Fig. 6: CC2541 ports Fig. 7: LEDSwitch ports

Now let us change the LED1 (D1) and Switch SW1 to LED2 and SW2. How would we do that?

So we have two numbers to take into account here

1) The piep hardware board SPIP pin header number - 1 through 10.

2) The GPIO(LED/SW) or other special purpose routings which are named in the user sheet page as show above - e.g pin 5 is LED1 in LED/Switch Board header and is P0_3 in bottom header of the CC2541.

Hence if we need to control LED1 we need to map LED1 to P0_3.

Similarly pin 2 is SW1 in LED/Switch Board header and is P0_6 in bottom header of the CC2541.

Now since we want to change to LED2 and SW2 which is pin 6 and pin 3 respectively in the LED/Switch board header.

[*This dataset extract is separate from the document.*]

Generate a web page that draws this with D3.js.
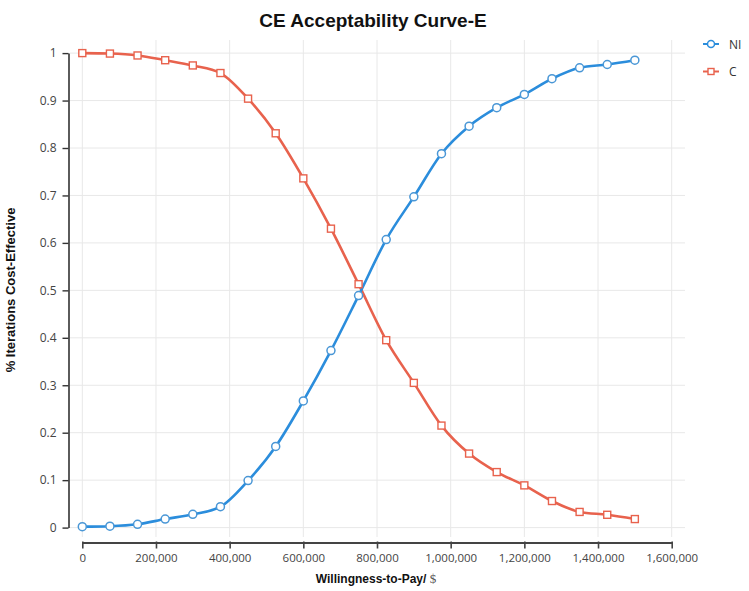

LED2 should be mapped to pin 6 in bottom header of CC2541 which P0_2 and SW2 should be mapped to pin 3 in bottom header of CC2541 which P0_7

Your pin definitions should look like this

/*   0 */ {PORT0, BIT2, {1, 0, 0, 0, 1}},	/*< LED1, SYSLED, OTA_READY, OTA_LOAD, OTA_DECODE, OTA_ERROR >*/
/*   1 */ {PORT0, BIT7, {0, 1, 0, 0, 0}},	/*< SW1 >*/
/*   2 */ {PORT1, BIT5, {1, 0, 0, 0, 0}},	/*< RTS >*/

Compile and download the CC25xxEM. Download the TestConfig from SDK/examples/TestConfig .Now we should see The LED2(D2) turns on when SW2 is pressed. SW1 or LED1 does not work now.

Now since you have successfully gone through this tutorial, try setting up more pins or try using the top header of the CC2541 and see what happens.